Opened 12 years ago
Closed 11 years ago
#21421 closed defect (bug) (invalid)
Sanitize/remove admin page slug from admin menu CSS classes
Reported by: | kawauso | Owned by: | |
---|---|---|---|
Milestone: | Priority: | normal | |
Severity: | normal | Version: | |
Component: | Administration | Keywords: | reporter-feedback |
Focuses: | Cc: |
Description
As I discovered when testing #21307, browsers won't parse a CSS class name with both underscores and hyphens. Instead, they handle it really badly.
For example: .toplevel_page_link-manager
will affect body
in both Firefox and Chrome.
Plugin page menu items have both an ID and class generated as such, which seems rather redundant. I propose either dropping the redundant and only partly functional CSS class or standardising the menu slug to produce a valid class name.
Change History (5)
#2
@
12 years ago
If browsers break on underscores and dashes combined in one class, seems like perhaps sanitize_html_class()

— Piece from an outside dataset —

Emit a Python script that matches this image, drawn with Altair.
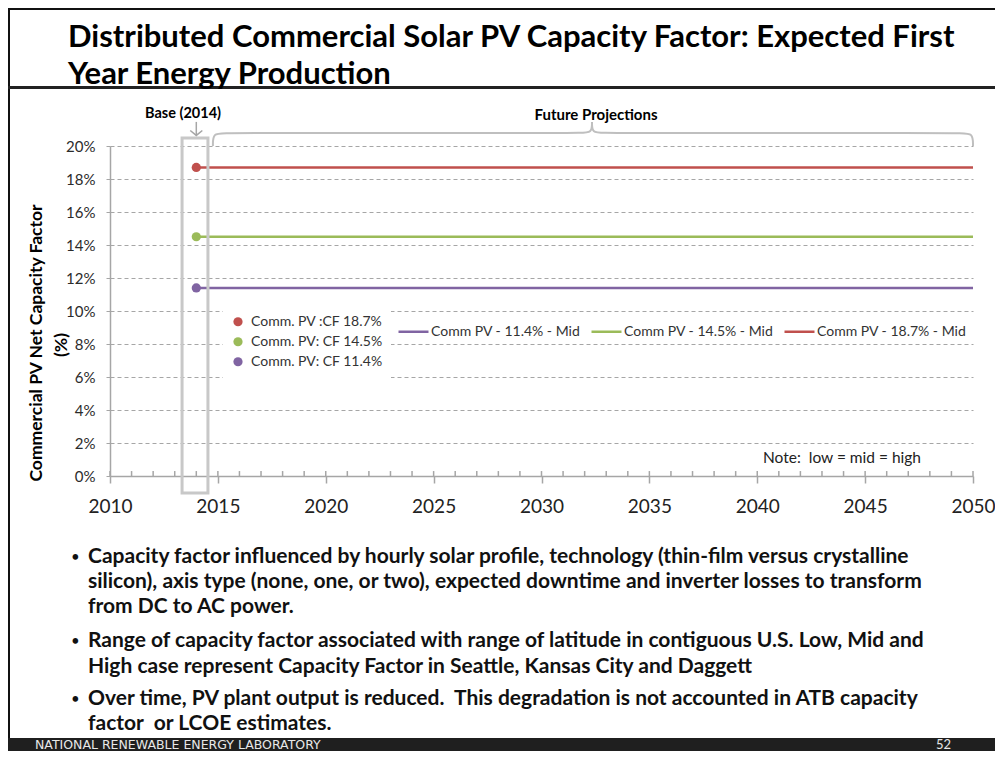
import altair as alt
import pandas as pd

# ---------------- data ----------------
years = list(range(2014, 2051))
line_labels = ["Comm PV - 11.4% - Mid", "Comm PV - 14.5% - Mid", "Comm PV - 18.7% - Mid"]
line_values = [0.114, 0.145, 0.187]
line_colors = ["#8064A2", "#9BBB59", "#C0504D"]

point_labels = ["Comm. PV :CF 18.7%", "Comm. PV: CF 14.5%", "Comm. PV: CF 11.4%"]
point_values = [0.187, 0.145, 0.114]
point_colors = ["#C0504D", "#9BBB59", "#8064A2"]
base_year = 2014

x_ticks = [2010, 2015, 2020, 2025, 2030, 2035, 2040, 2045, 2050]
minor_years = list(range(2010, 2051))
y_ticks = [0, 0.02, 0.04, 0.06, 0.08, 0.10, 0.12, 0.14, 0.16, 0.18, 0.20]

NB = "\u00a0"
title_lines = ["Distributed Commercial Solar PV Capacity Factor: Expected First",
               "Year Energy Production"]
bullets = [
    ["Capacity factor influenced by hourly solar profile, technology (thin-film versus crystalline",
     "silicon), axis type (none, one, or two), expected downtime and inverter losses to transform",
     "from DC to AC power."],
    ["Range of capacity factor associated with range of latitude in contiguous U.S. Low, Mid and",
     "High case represent Capacity Factor in Seattle, Kansas City and Daggett"],
    ["Over time, PV plant output is reduced." + NB + " This degradation is not accounted in ATB capacity",
     "factor" + NB + " or LCOE estimates."],
]
y_title = ["Commercial PV Net Capacity Factor", "(%)"]
note_text = "Note:" + NB + " low = mid = high"
footer_text = "NATIONAL RENEWABLE ENERGY LABORATORY"
page_number = "52"

# ---------------- layout helpers ----------------
OX, OY = 110, 146  # page position of plot origin
FONT = "Lato"
ONE = alt.Data(values=[{"t": ""}])

xs = alt.Scale(domain=[2010, 2050], nice=False, zero=False)
ys = alt.Scale(domain=[0, 0.2], nice=False, zero=False)


def txt(s, px, py, size, bold=False, align="left", baseline="alphabetic",
        color="#000000", font=FONT, angle=None):
    kw = dict(align=align, baseline=baseline, fontSize=size, font=font,
              fontWeight="bold" if bold else "normal", color=color)
    if angle is not None:
        kw["angle"] = angle
    return alt.Chart(alt.Data(values=[{"t": s}])).mark_text(**kw).encode(
        text="t:N", x=alt.value(px - OX), y=alt.value(py - OY))


def prule(x1, x2, y1, y2, color, width):
    return alt.Chart(ONE).mark_rule(color=color, strokeWidth=width).encode(
        x=alt.value(x1 - OX), x2=alt.value(x2 - OX),
        y=alt.value(y1 - OY), y2=alt.value(y2 - OY))


# ---------------- data tables ----------------
line_df = pd.DataFrame(
    [{"year": y, "val": v, "ln": lab} for lab, v in zip(line_labels, line_values) for y in years])
point_df = pd.DataFrame({"year": [base_year] * 3, "val": point_values, "pt": point_labels})
minor_df = pd.DataFrame({"year": minor_years})

# ---------------- chart marks ----------------
lines = alt.Chart(line_df).mark_line(strokeWidth=2.5).encode(
    x=alt.X("year:Q", scale=xs, title=None,
            axis=alt.Axis(values=x_ticks, format="d", labelFont=FONT, labelFontSize=19,
                          labelColor="#222222", tickSize=7, tickColor="#A6A6A6", tickWidth=1.5,
                          domainColor="#A6A6A6", domainWidth=1.5, labelPadding=14, grid=False,
                          tickCount=40, labelFlush=False, labelOverlap=False, title=None)),
    y=alt.Y("val:Q", scale=ys, title=None,
            axis=alt.Axis(values=y_ticks, format=".0%", labelFont=FONT, labelFontSize=15,
                          labelColor="#2B2B2B", tickSize=5, tickColor="#A6A6A6", tickDash=[4, 3],
                          grid=True, gridColor="#A6A6A6", gridDash=[4, 3], gridWidth=1,
                          domainColor="#A6A6A6", domainWidth=1.5, labelPadding=10,
                          tickCount=40, labelOverlap=False, labelFlush=False, title=None)),
    color=alt.Color("ln:N", scale=alt.Scale(domain=line_labels, range=line_colors),
                    legend=alt.Legend(title=None, orient="none", direction="horizontal",
                                      legendX=287, legendY=169, symbolType="stroke",
                                      symbolSize=900, symbolStrokeWidth=2.5,
                                      labelFont=FONT, labelFontSize=14, labelColor="#333333",
                                      labelOffset=1, columnPadding=5, padding=0)),
)

points = alt.Chart(point_df).mark_circle(size=85, opacity=1).encode(
    x=alt.X("year:Q", title=None),
    y=alt.Y("val:Q", title=None),
    color=alt.Color("pt:N", scale=alt.Scale(domain=point_labels, range=point_colors),
                    legend=alt.Legend(title=None, orient="none", legendX=113, legendY=158,
                                      symbolType="circle", symbolSize=85, symbolStrokeWidth=0,
                                      labelFont=FONT, labelFontSize=14, labelColor="#333333",
                                      labelOffset=6, fillColor="white", padding=8,
                                      clipHeight=19.5, rowPadding=0)),
)

minor_ticks = alt.Chart(minor_df).mark_rule(color="#A6A6A6", strokeWidth=1.5).encode(
    x=alt.X("year:Q", title=None),
    y=alt.YDatum(0, title=None),
    y2=alt.Y2Datum(0.003),
)

# Base (2014) highlight box and arrow, in data coordinates
box = alt.Chart(ONE).mark_rect(fillOpacity=0, stroke="#C8C8C8", strokeWidth=3).encode(
    x=alt.XDatum(2013.34, title=None), x2=alt.X2Datum(2014.54),
    y=alt.YDatum(-0.0103, title=None), y2=alt.Y2Datum(0.2048))

arrow_shaft = alt.Chart(ONE).mark_rule(color="#A6A6A6", strokeWidth=1.5).encode(
    x=alt.XDatum(2014, title=None), y=alt.YDatum(0.2146, title=None), y2=alt.Y2Datum(0.2064))
arrow_head_df = pd.DataFrame({"ax": [2013.72, 2014, 2014.28], "ay": [0.2094, 0.2064, 0.2094]})
arrow_head = alt.Chart(arrow_head_df).mark_line(color="#A6A6A6", strokeWidth=1.5).encode(
    x=alt.X("ax:Q", title=None), y=alt.Y("ay:Q", title=None), order="ax:Q")

brace_df = pd.DataFrame({
    "bx": [2014.77, 2014.77, 2015.33, 2031.78, 2032.34, 2032.34,
           2050.0, 2050.0, 2049.45, 2032.90, 2032.34, 2032.34],
    "by": [0.200, 0.2079, 0.2079, 0.2079, 0.2079, 0.2145,
           0.200, 0.2079, 0.2079, 0.2079, 0.2079, 0.2145],
    "half": ["a"] * 6 + ["b"] * 6,
    "k": list(range(6)) * 2,
})
brace = alt.Chart(brace_df).mark_line(color="#BFBFBF", strokeWidth=2, interpolate="basis").encode(
    x=alt.X("bx:Q", title=None), y=alt.Y("by:Q", title=None), detail="half:N", order="k:Q")

# ---------------- slide decorations ----------------
deco = [
    prule(8, 995, 9, 9, "#111111", 2),          # top frame
    prule(9, 9, 8, 738, "#111111", 2),          # left frame
    prule(8, 995, 87.5, 87.5, "#222222", 3),    # title underline
    alt.Chart(ONE).mark_rect(color="#1F1F1F").encode(
        x=alt.value(8 - OX), x2=alt.value(995 - OX),
        y=alt.value(738 - OY), y2=alt.value(751 - OY)),
    txt(title_lines[0], 68, 47, 31, bold=True),
    txt(title_lines[1], 68, 84, 31, bold=True),
    txt("Base (2014)", 183, 114, 14.5, bold=True, align="center", baseline="middle"),
    txt("Future Projections", 596, 115, 15, bold=True, align="center", baseline="middle"),
    txt(note_text, 763, 458, 15.5, align="left", baseline="middle", color="#222222"),
    txt(y_title[0], 37, 343, 17.5, bold=True, align="center", baseline="middle", angle=270),
    txt(y_title[1], 62, 345, 17.5, bold=True, align="center", baseline="middle", angle=270),
    txt(footer_text, 35, 745, 12.5, align="left", baseline="middle", color="#E8E8E8",
        font="DejaVu Sans"),
    txt(page_number, 936, 745, 13, align="left", baseline="middle", color="#E8E8E8"),
]

baselines = [[563, 588, 613], [647, 673], [705, 730]]
for blines, bys in zip(bullets, baselines):
    deco.append(txt("\u2022", 71, bys[0] - 1, 15, color="#111111"))
    for line, by in zip(blines, bys):
        deco.append(txt(line, 88, by, 21, bold=True, color="#111111"))

chart = alt.layer(
    lines, minor_ticks, box, arrow_shaft, arrow_head, brace, points, *deco
).resolve_scale(color="independent").properties(
    width=863, height=330,
    autosize=alt.AutoSizeParams(type="none"),
    padding={"left": 102, "top": 138, "right": 22, "bottom": 275},
    background="white",
).configure_view(stroke=None)

chart.save("out.html", embed_options={"renderer": "svg", "actions": False})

should either replace all underscores with dashes or see if both are present and, if so, then replace underscores with dashes.
#3
@
11 years ago
- Keywords reporter-feedback added
I'm not finding any documentation on this issue - have anything or a quick example at hand?
#4
@
11 years ago
Both underscores and dashes are supported in browsers since well..forever.
The tokenizer for CSS 2.1 : http://www.w3.org/TR/CSS21/grammar.html#scanner
CSS W3 spec:
"In CSS, identifiers (including element names, classes, and IDs in selectors) can contain only the characters [a-z0-9] and ISO 10646 characters U+00A1 and higher, plus the hyphen (-) and the underscore (_);"
What does "handle it really badly" mean, outside being ugly to look at?